Der Streik wurde gut befolgt, legte das Land aber nicht lahm. War er damit sinnlos, aus Sicht der beiden Gewerkschaften? Mit Blick auf das Rahmenabkommen sind die Aussichten gering - zu unwahrscheinlich, dass Regierung oder Parlament noch daran substantiell rühren. Die Regierung nicht, denn es genügte Yves Leterme, dazu ein kurzes Statement abzugeben, im Sinne eines Väterchen Gütig: verständnisvoll, aber, ich tu's doch, im Interesse des Landes. Fertig. Selten war ein belgischer Premier so unangefochten, mal abgesehen von De Haene, aber der polarisierte und war für viele eine Reizfigur.
Überhaupt Leterme: Dass er noch nie so fest im Sattel saß wie jetzt, ist inzwischen ein Gemeinplatz, pikanter ist, dass er viel sicherer sitzt als sein Amtskollege in Den Haag, dem es diese Woche nicht gelang, über die Provinzwahlen seine Stellung im niederländischen Senat zu verbessern: Mark Rutte hat noch immer keine Mehrheit und führt nur ein Minderheitskabinett. Für Freunde schwarzen Humors: Im Gegensatz zu den Holländern haben wir Belgier zumindest eine Regierung mit Mehrheit im Parlament.
Wo sich übrigens Erstaunliches tut: Dort hat eine rechte Allianz aus Abgeordneten, darunter frankophone Liberale und solche der N-VA, im Ausschuss einen Antrag zur Änderung des Familiennachzugs im Einbürgerungsrecht erreicht. In der Kammer hat man sich auch mehrheitlich für die Einführung einer Frauenquote in Staatsbetrieben und börsennotierten Firmen ausgesprochen. Nicht weniger als das.
Und wer hat diesen Schub zu soviel Normalität im nicht normalen politischen Leben möglich gemacht? Nach meiner Einschätzung ist es der König gewesen, der sich, mir nichts, dir nichts, eine präsidiale Statur gegeben hat: "Sorgen Sie für einen Haushalt und sichern Sie den Belgiern den Wohlstand!" Das hatte Albert Yves Leterme gesagt, eben einmal so - ein Zwei-Zeilen-Kommuniqué des Hofes, weitergegeben von Belga, und, hat da jemand protestiert?
Vielleicht auch deshalb nicht, weil niemand was besseres weiß und insgeheim erleichtert war. Wobei wir wieder bei Bart, Elio und Wouter sind, und den anderen Akteuren. Stichwort Bart De Wever: Er hat zweifellos vom heutigen Streiktag profitiert: Instinktsicher hat er heute seinen Gegner Nummer Eins angegriffen: Patrick Janssens, den Bürgermeister von Antwerpen, dessen Stuhl er ja erklärtermaßen haben will: Janssen habe die Stadt wilden Gewerkschaftsaktionen ausgeliefert, wetterte De Wever, Antwerpen gleiche einer belagerten Stadt. Das ist Musik in den Ohren seiner Anhänger.

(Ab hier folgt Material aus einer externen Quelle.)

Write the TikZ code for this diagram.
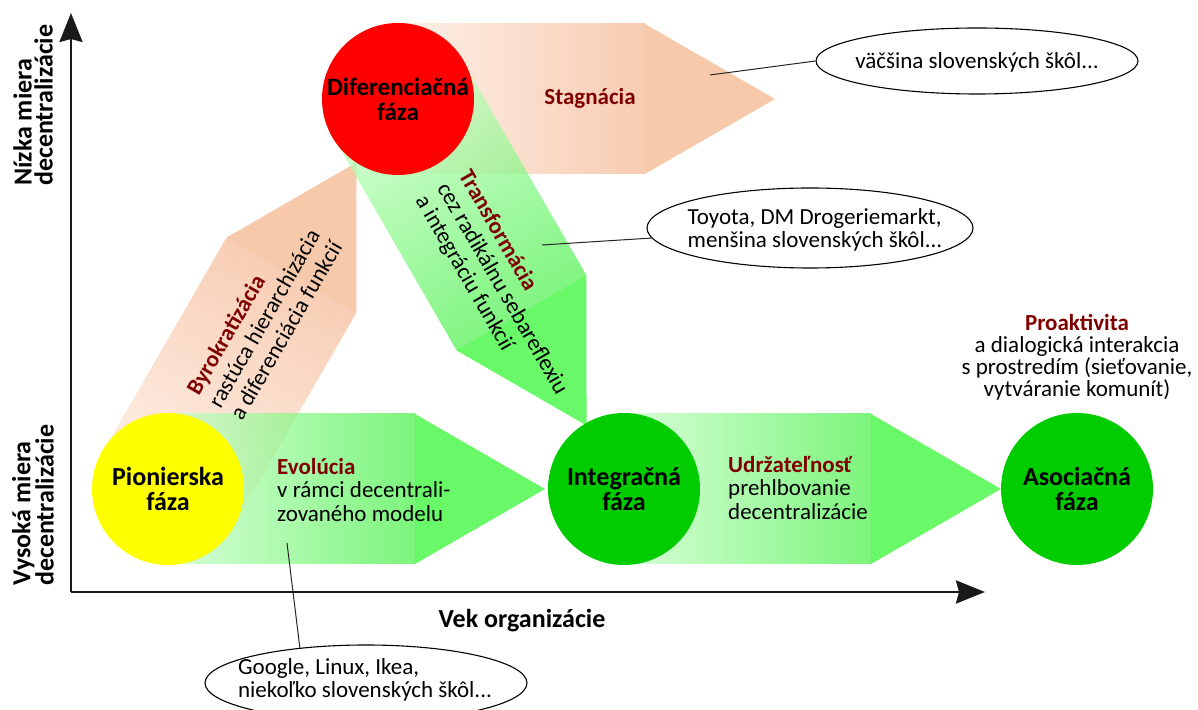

Seiner Anhänger, denn, und jetzt kommt Bewegung in die belgische Politik: Nach neun Monaten gebiert die Krise die Verbreitung einer Schlüsselerkenntnis: dass De Wever vor allem für rechtslastige und sehr rechtslastige Politik steht. Das zeigen seine Leute in der Kammer und im Senat, das zeigt er selbst. Und das könnte ihm in Flandern vielleicht gefährlicher werden als der zwischengemeinschaftliche Stillstand: denn es war auffallend viel Zuspruch in Flandern für den Generalstreik, für flämische Verhältnisse.

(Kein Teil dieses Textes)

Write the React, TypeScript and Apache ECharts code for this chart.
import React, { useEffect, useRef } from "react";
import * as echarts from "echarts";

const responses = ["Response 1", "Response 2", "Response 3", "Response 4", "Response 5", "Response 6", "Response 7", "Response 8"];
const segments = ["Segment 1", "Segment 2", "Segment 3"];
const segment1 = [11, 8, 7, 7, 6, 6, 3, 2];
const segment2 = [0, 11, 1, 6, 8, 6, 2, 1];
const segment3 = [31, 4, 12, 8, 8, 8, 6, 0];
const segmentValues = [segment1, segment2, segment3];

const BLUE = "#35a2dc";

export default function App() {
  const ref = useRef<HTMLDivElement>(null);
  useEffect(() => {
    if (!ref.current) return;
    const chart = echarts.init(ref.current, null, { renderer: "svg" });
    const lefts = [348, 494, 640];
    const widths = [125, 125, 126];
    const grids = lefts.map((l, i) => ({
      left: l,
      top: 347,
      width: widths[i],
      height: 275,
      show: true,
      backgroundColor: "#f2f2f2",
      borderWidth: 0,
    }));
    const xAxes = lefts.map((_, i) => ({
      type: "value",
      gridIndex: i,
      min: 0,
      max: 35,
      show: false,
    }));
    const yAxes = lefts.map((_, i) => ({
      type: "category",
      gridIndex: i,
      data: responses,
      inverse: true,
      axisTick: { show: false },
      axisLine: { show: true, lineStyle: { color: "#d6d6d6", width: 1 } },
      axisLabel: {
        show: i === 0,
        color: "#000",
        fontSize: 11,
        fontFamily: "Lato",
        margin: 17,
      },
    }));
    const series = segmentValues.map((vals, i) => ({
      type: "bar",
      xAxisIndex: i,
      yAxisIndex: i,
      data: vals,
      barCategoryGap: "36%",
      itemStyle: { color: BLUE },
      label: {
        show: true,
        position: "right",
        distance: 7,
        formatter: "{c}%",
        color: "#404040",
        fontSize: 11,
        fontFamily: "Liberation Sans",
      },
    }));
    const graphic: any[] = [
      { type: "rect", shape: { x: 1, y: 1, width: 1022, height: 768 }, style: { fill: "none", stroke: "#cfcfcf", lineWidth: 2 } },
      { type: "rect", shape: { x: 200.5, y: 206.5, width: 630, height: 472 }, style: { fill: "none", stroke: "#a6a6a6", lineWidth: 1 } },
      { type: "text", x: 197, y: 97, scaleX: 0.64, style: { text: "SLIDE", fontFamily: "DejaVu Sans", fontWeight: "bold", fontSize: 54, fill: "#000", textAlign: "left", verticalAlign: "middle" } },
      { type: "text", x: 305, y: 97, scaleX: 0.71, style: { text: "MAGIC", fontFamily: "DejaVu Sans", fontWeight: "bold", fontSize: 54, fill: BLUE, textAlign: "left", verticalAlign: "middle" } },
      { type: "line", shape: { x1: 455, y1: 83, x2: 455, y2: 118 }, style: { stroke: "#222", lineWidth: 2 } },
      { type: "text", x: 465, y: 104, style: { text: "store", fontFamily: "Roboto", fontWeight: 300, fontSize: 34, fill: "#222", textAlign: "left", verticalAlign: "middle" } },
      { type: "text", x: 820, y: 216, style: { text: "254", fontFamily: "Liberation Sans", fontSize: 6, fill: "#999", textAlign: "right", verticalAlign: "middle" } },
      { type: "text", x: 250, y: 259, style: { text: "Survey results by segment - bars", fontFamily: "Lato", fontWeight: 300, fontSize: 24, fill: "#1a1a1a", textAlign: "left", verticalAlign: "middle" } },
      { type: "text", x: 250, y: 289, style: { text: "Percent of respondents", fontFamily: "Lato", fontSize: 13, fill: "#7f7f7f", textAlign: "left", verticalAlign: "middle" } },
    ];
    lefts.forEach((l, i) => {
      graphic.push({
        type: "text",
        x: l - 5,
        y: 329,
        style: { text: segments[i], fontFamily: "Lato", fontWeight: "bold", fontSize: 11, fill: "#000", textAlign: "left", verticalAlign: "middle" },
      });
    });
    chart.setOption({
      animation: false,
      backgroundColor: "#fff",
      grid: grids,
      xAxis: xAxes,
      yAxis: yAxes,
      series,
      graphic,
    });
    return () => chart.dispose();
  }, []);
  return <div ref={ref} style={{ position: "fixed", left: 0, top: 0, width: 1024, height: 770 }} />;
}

Und aus Gent kam heute auch die wohl realistischste Einschätzung zu der eingangs gestellten Frage, welchen Nutzen wohl ein solcher Streik hat: Ein gewisser Eddy Van Lancker des liberalen ACLVB rief vor rund 1000 Aktivisten in Gent aus: "Wir erwarten Aktionen in Europa" und weiter: "Belgien ist ein Exportland, sollten wir dann nicht unser Modell exportieren statt das deutsche zu importieren?" Van Lancker meinte natürlich die Indexbindung. Die hatte in dieser Woche - man höre und staune - von dem Wirtschaftskommissar der EU-Kommission ihre höheren Weihen erhalten: Die belgische Formel sei klug konzipiert, hatte Olli Rehn erklärt, und sei anders, als frühere Formeln, die zu Lasten der Wettbewerbsfähigkeit gegangen seien.